From a business model perspective, the strategy makes sense; lower production costs, better margins, and more free cash flow compounding over time. Investors generally applaud those outcomes, and the numbers support the direction: advertising revenue is expected to generate roughly $3 billion this year, the full-year revenue outlook holds at $51.0–$51.4 billion at a 31.5% operating margin, and revenue per member keeps climbing through pricing and monetization improvements that don’t require subscriber volume to justify them. 

But viewers don’t judge operating leverage. They judge whether the next show is worth finishing. And the conversation that followed these earnings landed in a very different place than management’s margin narrative.

The Product Conversation That Followed Earnings

Stock-wise, weak Q3 guidance dominated the headlines after the earnings call. But business-wise, conversation centered around content. Complaints ranged from the growing volume of dubbed productions to perceptions that Netflix’s original programming has become inconsistent, with a recurring undercurrent that the company is now more focused on producing content efficiently than producing content that people actually remember. Others questioned whether the AI-assisted production pipeline is quietly diluting the creative output it’s meant to enhance.

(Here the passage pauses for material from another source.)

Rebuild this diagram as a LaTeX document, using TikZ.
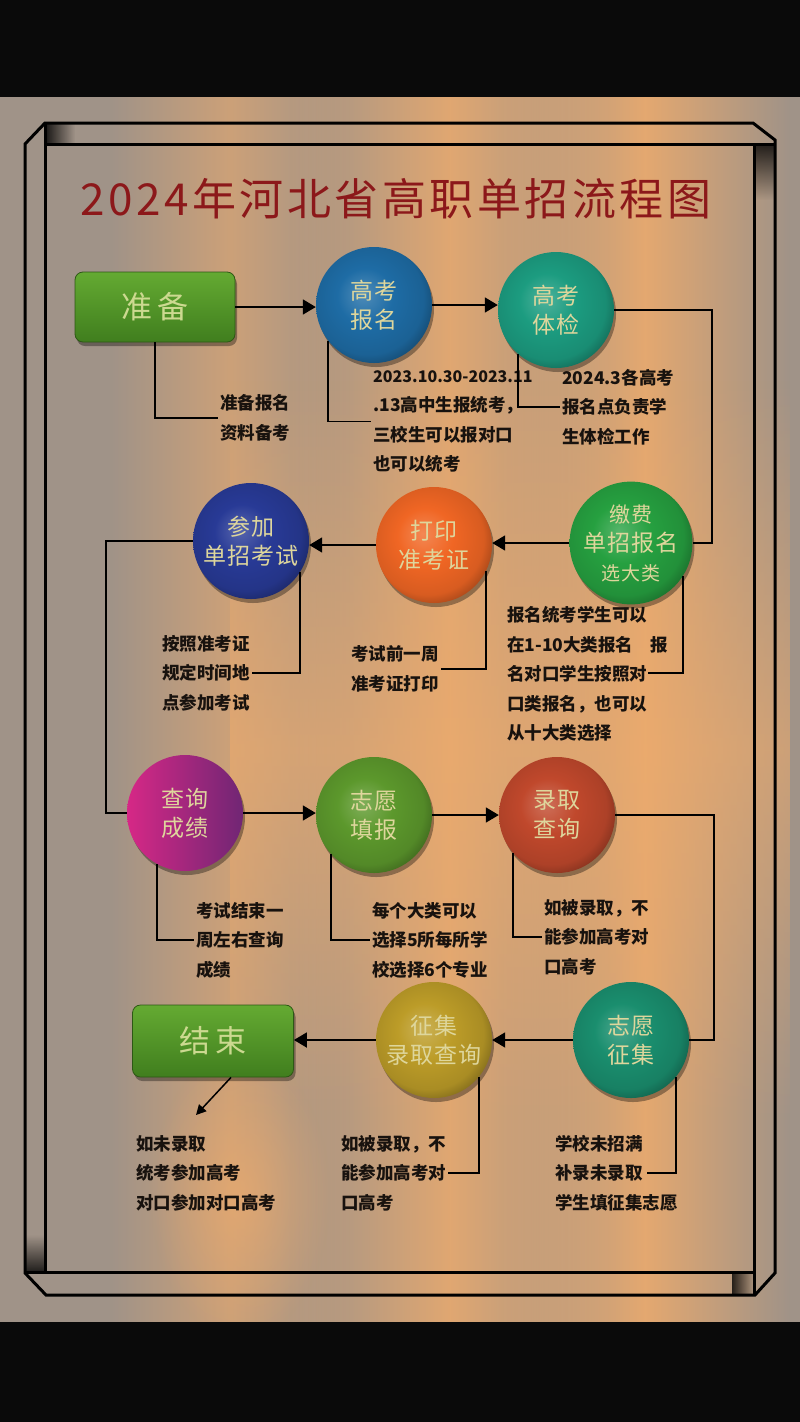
\documentclass[tikz,border=0pt]{standalone}
\usepackage{fontspec}
\newfontfamily\cjk{Noto Sans CJK SC}
\newfontfamily\cjkwide{Noto Sans CJK SC}[LetterSpace=5]
\newfontfamily\cjkbox{Noto Sans CJK SC}[LetterSpace=18]
\newfontfamily\cjktitle{Noto Sans CJK SC}[LetterSpace=8]
\usetikzlibrary{arrows.meta,shadows,fadings}

\definecolor{bggray}{RGB}{160,147,136}
\definecolor{bglight}{RGB}{240,172,108}
\definecolor{titlered}{RGB}{140,24,26}
\definecolor{labelyellow}{RGB}{222,214,156}
\definecolor{notetext}{RGB}{24,18,14}
\definecolor{boxtop}{RGB}{100,170,50}
\definecolor{boxbottom}{RGB}{64,126,30}
\definecolor{bmblue}{RGB}{30,108,165}
\definecolor{tjteal}{RGB}{28,156,128}
\definecolor{jfgreen}{RGB}{38,160,64}
\definecolor{dyorange}{RGB}{240,102,36}
\definecolor{cjblue}{RGB}{40,58,150}
\definecolor{cxpink}{RGB}{214,40,134}
\definecolor{cxpurple}{RGB}{112,38,116}
\definecolor{tbgreen}{RGB}{92,152,44}
\definecolor{lqred}{RGB}{192,72,44}
\definecolor{zjteal}{RGB}{26,142,110}
\definecolor{zlgold}{RGB}{188,156,40}
\colorlet{discbase}{gray}

\pgfdeclareradialshading[discbase]{disc}{\pgfpoint{-5bp}{5bp}}{color(0bp)=(discbase!78!white); color(12bp)=(discbase); color(24bp)=(discbase!90!black); color(31bp)=(discbase!62!black); color(50bp)=(discbase!62!black)}

\tikzfading[name=fadeLR, left color=transparent!100, right color=transparent!100, middle color=transparent!0]
\tikzfading[name=fadeTB, top color=transparent!100, bottom color=transparent!100, middle color=transparent!0]
\tikzfading[name=fadeR, left color=transparent!0, right color=transparent!100]
\tikzfading[name=fadeU, top color=transparent!100, bottom color=transparent!0]
\tikzfading[name=fadeD, top color=transparent!0, bottom color=transparent!100]
\tikzfading[name=fadeSoft, inner color=transparent!0, outer color=transparent!100]

\begin{document}
\begin{tikzpicture}[x=1pt,y=-1pt,
    frame/.style={line width=3pt,line join=miter},
    flow/.style={line width=1.8pt,-{Triangle[length=13pt,width=15pt]}},
    link/.style={line width=1.8pt},
    stage/.style={circle,minimum size=116pt,inner sep=0pt,/utils/exec={\colorlet{discbase}{#1}},shade,shading=disc,
      drop shadow={shadow xshift=2pt,shadow yshift=-4pt,opacity=.35,fill=black},
      text=labelyellow,align=center,font=\cjkwide\fontsize{23}{29}\selectfont},
    endbox/.style={rectangle,rounded corners=8pt,minimum width=160pt,minimum height=70pt,
      top color=boxtop,bottom color=boxbottom,draw=boxbottom!70!black,line width=.8pt,
      drop shadow={shadow xshift=2pt,shadow yshift=-4pt,opacity=.35,fill=black},
      text=labelyellow!92!green,font=\cjkbox\fontsize{31}{36}\selectfont},
    note/.style={anchor=west,align=left,inner sep=2pt,text=notetext,font=\cjk\bfseries\fontsize{17.5}{29.5}\selectfont}]
  \useasboundingbox (0,0) rectangle (800,1422);
  \fill[bggray] (0,97) rectangle (800,1322);
  \fill[bglight,path fading=fadeLR,opacity=.55] (110,97) rectangle (350,1322);
  \fill[bglight,path fading=fadeLR,opacity=.8] (290,97) rectangle (610,1322);
  \fill[bglight,path fading=fadeLR,opacity=.85] (500,97) rectangle (790,1322);
  \fill[bglight,path fading=fadeTB,opacity=.55] (230,380) rectangle (790,1120);
  \fill[bglight,path fading=fadeSoft,opacity=.6] (150,1050) rectangle (330,1340);
  \fill[black!96] (0,0) rectangle (800,97);
  \fill[black!96] (0,1322) rectangle (800,1422);

  \fill[black,path fading=fadeR,opacity=.85] (45,123) rectangle (75,144);
  \fill[black,path fading=fadeD,opacity=.8] (754,144) rectangle (775,200);
  \fill[black,path fading=fadeU,opacity=.8] (25,1235) rectangle (45,1272);
  \fill[black,path fading=fadeR,opacity=.8,xscale=-1] (-754,1272) rectangle (-732,1295);
  \draw[frame] (45,123) -- (753,123) -- (775,140) -- (775,1273) -- (755,1295) -- (46,1295) -- (25,1273) -- (25,144) -- cycle;
  \draw[frame] (45,123) -- (45,1272) (45,144) -- (775,144) (754,144) -- (754,1295) (25,1272) -- (754,1272);

  \node[text=titlered,font=\cjktitle\fontsize{44}{50}\selectfont] (title) at (396,199) {2024年河北省高职单招流程图};

  \node[endbox] (zb) at (155,307) {准备};
  \node[stage=bmblue] (bm) at (374,305) {高考\\报名};
  \node[stage=tjteal] (tj) at (556,310) {高考\\体检};
  \node[stage=jfgreen] (jf) at (631,543) {{\fontsize{21}{29}\selectfont 缴费}\\单招报名\\{\fontsize{19}{27}\selectfont 选大类}};
  \node[stage=dyorange] (dy) at (434,545) {打印\\准考证};
  \node[stage=cjblue] (cj) at (251,541) {参加\\单招考试};
  \node[stage=cxpink,left color=cxpink,right color=cxpurple] (cx) at (185,813) {查询\\成绩};
  \node[stage=tbgreen] (tb) at (374,815) {志愿\\填报};
  \node[stage=lqred] (lq) at (557,815) {录取\\查询};
  \node[stage=zjteal] (zj) at (631,1040) {志愿\\征集};
  \node[stage=zlgold] (zl) at (434,1040) {征集\\录取查询};
  \node[endbox,minimum width=161pt,minimum height=72pt] (js) at (213,1041) {结束};

  \draw[flow] (zb.east) -- (zb.east -| bm.west);
  \draw[flow] (bm.east) -- (bm.east -| tj.west);
  \draw[flow] (jf.west) -- (jf.west -| dy.east);
  \draw[flow] (dy.west) -- (dy.west -| cj.east);
  \draw[flow] (cx.east) -- (cx.east -| tb.west);
  \draw[flow] (tb.east) -- (tb.east -| lq.west);
  \draw[flow] (zj.west) -- (zj.west -| zl.east);
  \draw[flow] (zl.west) -- (zl.west -| js.east);

  \coordinate (rturnA) at (712,543);
  \coordinate (lturn) at (106,541);
  \coordinate (rturnB) at (714,815);
  \draw[link] (tj.east) -| (rturnA) -- (jf.east);
  \draw[link] (cj.west) -- (lturn) |- (cx.west);
  \draw[link] (lq.east) -- (rturnB) |- (zj.east);

  \node[note] (zbnote) at (218,418) {准备报名\\资料备考};
  \node[note] (bmnote) at (371,421.5) {{\fontsize{16}{29.5}\selectfont 2023.10.30-2023.11}\\.13高中生报统考，\\三校生可以报对口\\也可以统考};
  \node[note] (tjnote) at (560,407) {2024.3各高考\\报名点负责学\\生体检工作};
  \node[note] (jfnote) at (505,674) {报名统考学生可以\\在1-10大类报名\quad 报\\名对口学生按照对\\口类报名，也可以\\从十大类选择};
  \node[note] (dynote) at (349,669) {考试前一周\\准考证打印};
  \node[note] (cjnote) at (160,673) {按照准考证\\规定时间地\\点参加考试};
  \node[note] (cxnote) at (194,940) {考试结束一\\周左右查询\\成绩};
  \node[note] (tbnote) at (370,940) {每个大类可以\\选择5所每所学\\校选择6个专业};
  \node[note] (lqnote) at (542,937) {如被录取，不\\能参加高考对\\口高考};
  \node[note] (jsnote) at (134,1173) {如未录取\\统考参加高考\\对口参加对口高考};
  \node[note] (zlnote) at (339,1173) {如被录取，不\\能参加高考对\\口高考};
  \node[note] (zjnote) at (553,1173) {学校未招满\\补录未录取\\学生填征集志愿};

  \coordinate (jfend) at (648,673);
  \coordinate (zjend) at (647,1173);
  \coordinate (jstip) at (196,1115);
  \draw[link] (zb.south) |- (zbnote.west);
  \draw[link] (bm.-142) |- (bmnote.west);
  \draw[link] (tj.-131) |- (tjnote.west);
  \draw[link] (jf.-32) |- (jfend);
  \draw[link] (dy.-26) |- (dynote.east);
  \draw[link] (cj.-32) |- (cjnote.east);
  \draw[link] (cx.-119) |- (cxnote.west);
  \draw[link] (tb.-138) |- (tbnote.west);
  \draw[link] (lq.-139) |- (lqnote.west);
  \draw[link] (zl.-39) |- (zlnote.east);
  \draw[link] (zj.-39) |- (zjend);
  \draw[line width=1.5pt,-{Triangle[length=10pt,width=10pt]}] ([xshift=18pt]js.south) -- (jstip);
\end{tikzpicture}
\end{document}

Those comments don’t prove Netflix’s library has objectively deteriorated, and the data on engagement would need to support that claim before it becomes a thesis rather than a sentiment observation. But the pattern matters because perception influences engagement, engagement influences pricing power, and pricing power is the entire foundation the margin expansion story rests on. Management can’t optimize its way to a durable streaming business if viewers gradually conclude the product has become interchangeable with cheaper alternatives, and that’s precisely the risk the efficiency-first narrative introduces over a long enough time horizon.

Pricing The Uncertainty

After earnings, Netflix closed at $67.15, extending a broader downtrend that has been in place since April. The stock traded between $66.82 and $68.11 on volume of roughly 767,000 shares, with price sitting below the 20-day moving average at $73.79, the 50-day at $80.53, and the 200-day at $93.73, while a descending trendline continues capping every meaningful rally attempt. Long-term support around $70–$71 is the level institutions need to defend if sentiment is going to stabilize rather than deteriorate further.

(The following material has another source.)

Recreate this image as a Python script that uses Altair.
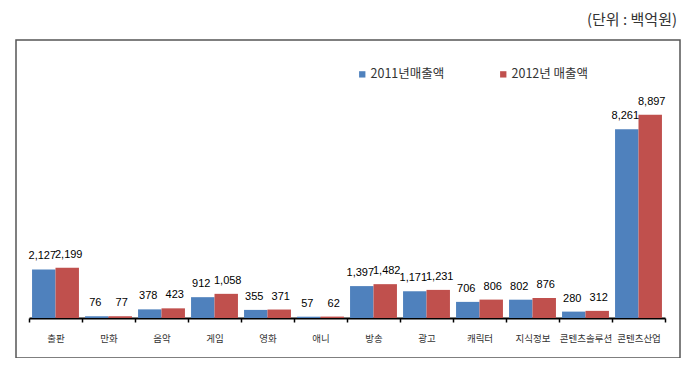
import altair as alt
import pandas as pd

categories = ["출판", "만화", "음악", "게임", "영화", "애니", "방송", "광고",
              "캐릭터", "지식정보", "콘텐츠솔루션", "콘텐츠산업"]
series = ["2011년매출액", "2012년 매출액"]
sales_2011 = [2127, 76, 378, 912, 355, 57, 1397, 1171, 706, 802, 280, 8261]
sales_2012 = [2199, 77, 423, 1058, 371, 62, 1482, 1231, 806, 876, 312, 8897]
colors = ["#4F81BD", "#C0504D"]
unit_label = "(단위 : 백억원)"

rows = []
for c, a, b in zip(categories, sales_2011, sales_2012):
    rows.append({"cat": c, "series": series[0], "value": a})
    rows.append({"cat": c, "series": series[1], "value": b})
df = pd.DataFrame(rows)

KFONT = "Noto Sans CJK KR"
NFONT = "Liberation Sans"

x = alt.X("cat:N", sort=categories,
          scale=alt.Scale(paddingInner=0, paddingOuter=0),
          axis=alt.Axis(title=None, labelAngle=0, tickBand="extent",
                        domainColor="black", domainWidth=2, tickColor="black",
                        tickSize=4, tickWidth=1.5, labelFontSize=9.5, labelColor="#333",
                        labelPadding=11, labelFont=KFONT, grid=False,
                        labelOverlap=False))
xo = alt.XOffset("series:N", sort=series,
                 scale=alt.Scale(paddingOuter=0.13, paddingInner=0))
y = alt.Y("value:Q", scale=alt.Scale(domain=[0, 12000]), axis=None)
color = alt.Color("series:N", sort=series,
                  scale=alt.Scale(domain=series, range=colors),
                  legend=alt.Legend(orient="none", legendX=327, legendY=24,
                                    direction="horizontal", title=None,
                                    symbolType="square", symbolSize=40,
                                    symbolStrokeWidth=0, labelFontSize=12.5,
                                    labelFont=KFONT, labelColor="#333",
                                    labelOffset=2, columnPadding=52))

bars = alt.Chart(df).mark_bar().encode(x=x, xOffset=xo, y=y, color=color)

label_base = alt.Chart(df).encode(
    x=x, xOffset=xo, y=y, text=alt.Text("value:Q", format=","))
labels_a = label_base.transform_filter(alt.datum.series == series[0]).mark_text(
    baseline="bottom", dy=-8, dx=-1.5, font=NFONT, fontSize=11, color="black")
labels_b = label_base.transform_filter(alt.datum.series == series[1]).mark_text(
    baseline="bottom", dy=-8, dx=1.5, font=NFONT, fontSize=11, color="black")

frame = alt.Chart(pd.DataFrame({"a": [0]})).mark_rect(
    fill="white", fillOpacity=0, stroke="#555", strokeWidth=1.5).encode(
    x=alt.value(-13), x2=alt.value(651), y=alt.value(-4), y2=alt.value(314))
unit = alt.Chart(pd.DataFrame({"t": [unit_label]})).mark_text(
    align="right", baseline="middle", fontSize=15, color="#333", font=KFONT).encode(
    text="t:N", x=alt.value(648), y=alt.value(-24))

chart = alt.layer(frame, bars, labels_a, labels_b, unit).properties(
    width=636, height=274, autosize="none",
    padding={"left": 21, "top": 36, "right": 20, "bottom": 40}
).configure_view(strokeWidth=0)

chart.save("out.html", embed_options={"renderer": "svg", "actions": False})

The chart isn’t pricing a collapsing business but a business in transition whose most important variable, content quality, is becoming harder to measure precisely as management reduces the frequency of the engagement data that would tell you how it’s actually trending.

netflix-StockEarnings

I Prefer Good Business Model Until It Changes

Streaming has never been won by the company with the highest operating margin. It has always been won by the company people keep coming back to watch, and the tension between those two things is what makes this a difficult stock to hold at current levels despite the financial architecture looking stronger than the selloff implies.

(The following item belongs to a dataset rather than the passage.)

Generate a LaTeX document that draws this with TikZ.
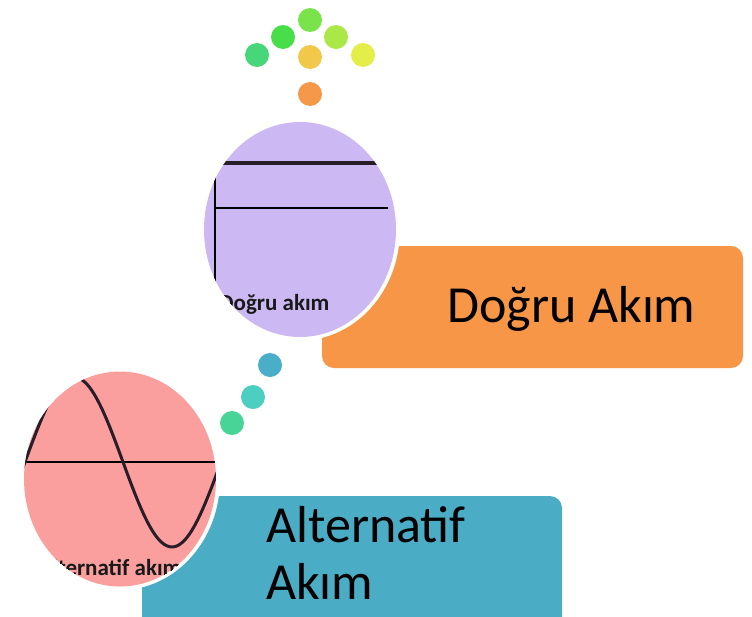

The bearish case here doesn’t rest on the numbers being bad, they aren’t. It rests on what’s being optimized for at the expense of what built the business in the first place. Netflix is reducing the visibility of engagement data at the exact moment viewer sentiment is becoming a meaningful question, deploying AI across production at the exact moment content consistency is being publicly challenged, and holding margin guidance steady at the exact moment the descending trendline on the chart is telling you that every rally attempt is still being sold into.

A business can optimize its way to impressive margins for several quarters before the product decline it masked shows up in subscriber behavior, and by the time it does, the stock has already done the damage. The chart below every major moving average, with a trendline capping rallies and support at $70–$71 being the last credible floor, is not a setup I want to be long into. I’m a seller at current levels, and I’ll be watching content sentiment and next year’s annual engagement disclosure as the two variables most likely to determine whether this bearish read eventually proves right or premature.